As markets do behave in regular cyclical patterns, what the charts show is therefore a useful input into any investor's decision-making process. After 25 years in the business, Robin Griffiths is experienced enough - or perhaps can now afford - to say that nobody will get rich by slavishly relying on charts alone to tell them what to do. But they can certainly help to test investment hypotheses and ideas, which is exactly how most professional investors use them. Griffiths' view now, reading his charts, is that the momentum of Wall Street looks unstoppable in the near term. While he expects a correction of 5-7 per cent at some point in the next few months, he believes the market will then take off again "like a rocket". He reckons the Dow Jones index, now 4,727, is heading for 5,400 before the Presidential election next year, after which, if history is any guide, it will take a hammering.

Of course traditional valuation indicators on Wall Street, like a dividend yield of barely 2.5 per cent, look worryingly high, but markets always overshoot in one direction or another. Griffiths' conclusion for his clients at James Capel is: "Do not stand in the path of a bulldozer, express train, or tidal wave. It just isn't a shrewd thing to do". (This is not the same as saying investors should necessarily chase the market higher.)

Griffiths is also bullish about the UK market. He expects the Footsie index to breach its all-time high (3,520) some time this year, and 4,000 next year. The bull market is a strong one and could last into 1997. This view is also reinforced by Griffiths' latest gizmo, a "neural network" known as "Joshua", which uses a host of statistics to try and replicate movements in the Footsie index. (Never forget that stockbrokers, even serious and respected ones like Griffiths, are perforce in the marketing business first, and the investment business second).

Finally on Japan, the charts at James Capel reinforce the message that Griffiths found first-hand on his latest two-week visit to Japan last month. The economy is in a horrible mess; even the mighty Toyota can make no money with the yen at 80-85 to the dollar; and the government has months only in which to resolve the banking and financial crisis that is dragging Japan deeper into a deflationary spiral.

As far as the stock market is concerned, however, the omens are looking up.
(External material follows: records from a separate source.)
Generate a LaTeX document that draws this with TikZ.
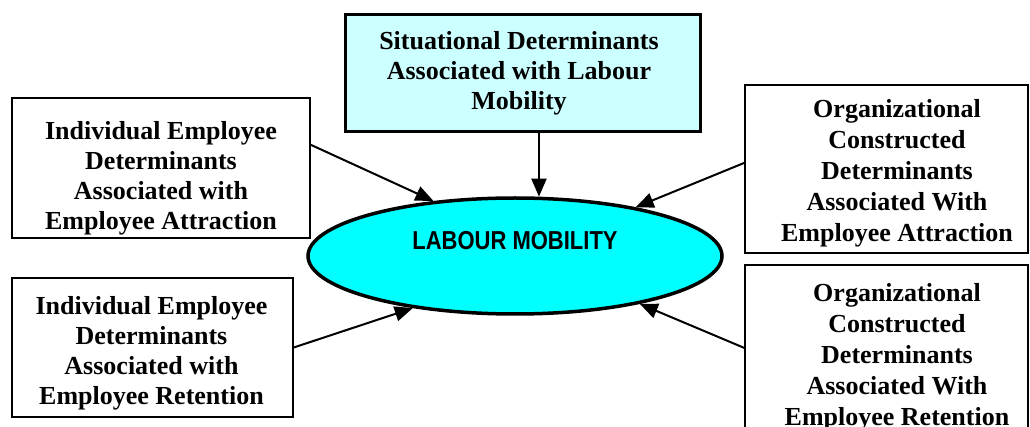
\documentclass[tikz,border=0pt]{standalone}
\usepackage{fontspec}
\setmainfont{Liberation Serif}
\newfontfamily\arialfont{Liberation Sans}
\usetikzlibrary{shapes.geometric,arrows.meta,calc}
\definecolor{lightcyan}{RGB}{204,255,255}
\definecolor{brightcyan}{RGB}{0,255,255}
\begin{document}
\begin{tikzpicture}[x=1pt,y=-1pt,
  box/.style={draw=black,line width=1.5pt,fill=white,inner sep=0pt},
  boxtext/.style={align=center,inner sep=0pt,font=\bfseries\fontsize{26}{30}\selectfont},
  boxtextwide/.style={align=center,inner sep=0pt,font=\bfseries\fontsize{26}{31}\selectfont},
  arr/.style={-{Triangle[length=18pt,width=15pt]},line width=2pt},
]
\useasboundingbox (0,0) rectangle (1030,427);
\fill[white] (0,0) rectangle (1030,427);

% boxes
\node[box, fill=lightcyan, line width=3pt, minimum width=355pt, minimum height=117pt] (sit) at (522.5,73.5) {};
\node[box, minimum width=298pt, minimum height=140pt] (indA) at (161,168) {};
\node[box, minimum width=281pt, minimum height=139pt] (indR) at (152.5,347.5) {};
\node[box, minimum width=283pt, minimum height=168pt] (orgA) at (886.5,169) {};
\node[box, minimum width=283pt, minimum height=175pt] (orgR) at (886.5,352.5) {};

% box texts, clipped to their boxes
\begin{scope}
\clip (sit.north west) rectangle (sit.south east);
\node[boxtext] (sitt) at (519,73) {Situational Determinants\\Associated with Labour\\Mobility};
\end{scope}
\begin{scope}
\clip (indA.north west) rectangle (indA.south east);
\node[boxtext] (indAt) at (161,178) {Individual Employee\\Determinants\\Associated with\\Employee Attraction};
\end{scope}
\begin{scope}
\clip (indR.north west) rectangle (indR.south east);
\node[boxtext] (indRt) at (151.5,353) {Individual Employee\\Determinants\\Associated with\\Employee Retention};
\end{scope}
\begin{scope}
\clip (orgA.north west) rectangle (orgA.south east);
\node[boxtextwide] (orgAt) at (897,173.5) {Organizational\\Constructed\\Determinants\\Associated With\\Employee Attraction};
\end{scope}
\begin{scope}
\clip (orgR.north west) rectangle (orgR.south east);
\node[boxtextwide] (orgRt) at (897,357) {Organizational\\Constructed\\Determinants\\Associated With\\Employee Retention};
\end{scope}

% ellipse
\node[ellipse, draw=black, line width=3.5pt, fill=brightcyan, minimum width=414pt, minimum height=116pt, inner sep=0pt] (lm) at (515,256) {};
\node[inner sep=0pt, font=\arialfont\bfseries\fontsize{22}{26}\selectfont] (lmt) at (515,241) {\scalebox{1}[1.18]{LABOUR MOBILITY}};

% connectors
\draw[arr] ($(indA.north east)!0.336!(indA.south east)$) -- (lm.146);
\draw[arr] (sit.south -| lm.68) -- (lm.68);
\draw[arr] ($(orgA.north west)!0.464!(orgA.south west)$) -- (lm.22);
\draw[arr] (indR.east) -- (lm.207);
\draw[arr] ($(orgR.north west)!0.474!(orgR.south west)$) -- (lm.339);
\end{tikzpicture}
\end{document}
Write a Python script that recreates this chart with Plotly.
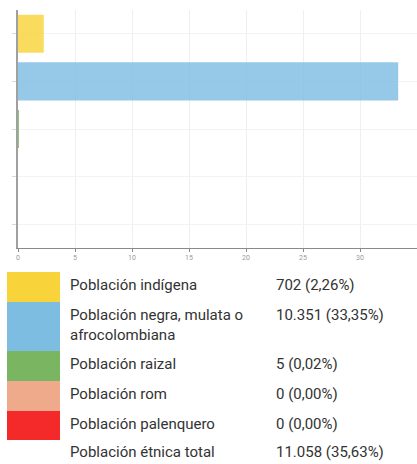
import plotly.graph_objects as go

categories = ["Población indígena", "Población negra, mulata o afrocolombiana",
              "Población raizal", "Población rom", "Población palenquero"]
legend_labels = ["Población indígena", "Población negra, mulata o<br>afrocolombiana",
                 "Población raizal", "Población rom", "Población palenquero"]
percent = [2.26, 33.35, 0.02, 0.0, 0.0]
value_labels = ["702 (2,26%)", "10.351 (33,35%)", "5 (0,02%)", "0 (0,00%)", "0 (0,00%)"]
total_label = "Población étnica total"
total_value = "11.058 (35,63%)"
colors = ["#F8D43A", "#7EBDE2", "#7AB662", "#EFAA8B", "#F42A2A"]
x_ticks = [0, 5, 10, 15, 20, 25, 30, 35]

W, H = 417, 464
T = 10
PH = H - T  # paper height in px


def px_x(x):
    return x / W


def px_y(y):
    return (H - y) / PH


fig = go.Figure()
fig.add_trace(go.Bar(
    y=categories, x=percent, orientation="h",
    marker=dict(color=colors, opacity=0.82, line=dict(width=0)),
    width=0.8, hoverinfo="skip", showlegend=False,
))

plot_bottom = 248
fig.update_layout(
    width=W, height=H,
    margin=dict(l=0, r=0, t=T, b=0),
    paper_bgcolor="white", plot_bgcolor="white",
    font=dict(family="Roboto", color="#333333"),
    xaxis=dict(
        domain=[px_x(18), 1.0], range=[0, 35], tickvals=x_ticks,
        ticktext=[str(v) for v in x_ticks],
        showgrid=True, gridcolor="#efefef", gridwidth=1,
        showline=True, linecolor="#8a8a8a", linewidth=1,
        ticks="outside", ticklen=3, tickcolor="#8a8a8a",
        tickfont=dict(size=7, color="#9a9a9a"), zeroline=False,
        anchor="y", automargin=False,
    ),
    yaxis=dict(
        domain=[px_y(plot_bottom), 1.0], autorange="reversed",
        showticklabels=False, showgrid=True, gridcolor="#f3f3f3",
        showline=True, linecolor="#a0a0a0", linewidth=2,
        ticks="outside", ticklen=4, tickcolor="#d8d8d8",
        automargin=False, layer="above traces",
    ),
    bargap=0.2,
)

# legend table
row_heights = [30, 49, 30, 30, 29, 28]
top = 272
shapes = []
annotations = []
y0 = top
labels_all = legend_labels + [total_label]
values_all = value_labels + [total_value]
for i, h in enumerate(row_heights):
    y1 = y0 + h
    if i < len(colors):
        shapes.append(dict(type="rect", xref="paper", yref="paper",
                           x0=px_x(7), x1=px_x(60), y0=px_y(y1), y1=px_y(y0),
                           fillcolor=colors[i], line=dict(width=0), layer="above"))
    cy = (y0 + y1) / 2 - 2
    annotations.append(dict(xref="paper", yref="paper", x=px_x(68), y=px_y(cy),
                            text=labels_all[i], showarrow=False, xanchor="left",
                            yanchor="middle", align="left",
                            font=dict(size=15, color="#333333", family="Roboto")))
    annotations.append(dict(xref="paper", yref="paper", x=px_x(274),
                            y=px_y(cy - (9.5 if i == 1 else 0)),
                            text=values_all[i], showarrow=False, xanchor="left",
                            yanchor="middle", align="left",
                            font=dict(size=15, color="#333333", family="Roboto")))
    y0 = y1

fig.update_layout(shapes=shapes, annotations=annotations)
fig.write_html("out.html", config={"displayModeBar": False},
               post_script="document.body.style.margin='0';document.body.style.overflow='hidden';")
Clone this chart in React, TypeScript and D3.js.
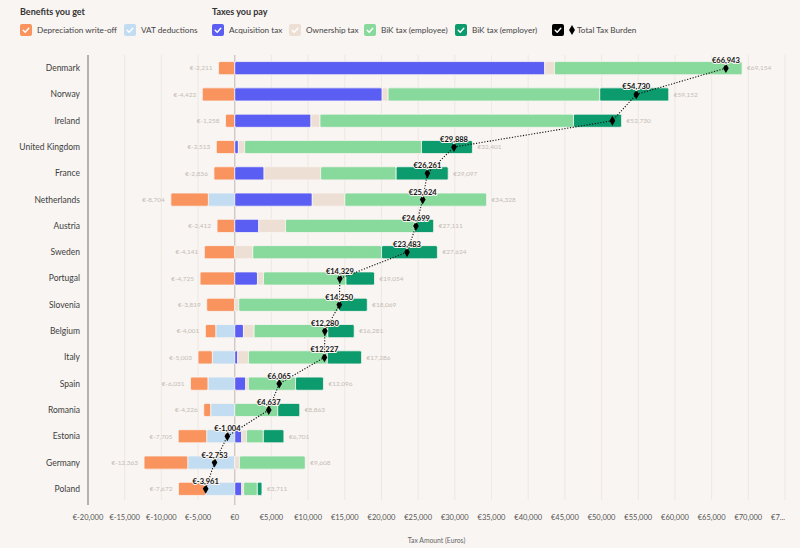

Having lost 60 per cent of its value in five years, it is clearly approaching a bottom. Until last week, there was a serious danger of it falling through the 14,000 level, a key resistance level. In that case, it could have gone on falling like a stone, Griffiths feared. But after the big bounce of the last 10 days, the signs are that the worst may already be past. The next few weeks will tell us for sure.

Those who follow the stock market and like to make their own investments could do worse than spend a few pounds on Where Are The Customers' Yachts? (John Wiley, pounds 14.95). First published in 1940, and now reissued, this classic stock market text takes a wry and humorous look at the ways of Wall Street. The author, Fred Schwed Jr, was a trader who lost a fortune in the 1929 crash and concluded that it was better to write about the market than to go on playing it. Although clearly dated in places, it tackles a number of timeless investment themes - not least among them the unremitting campaign by brokers to persuade their clients to trade more actively than is good for them.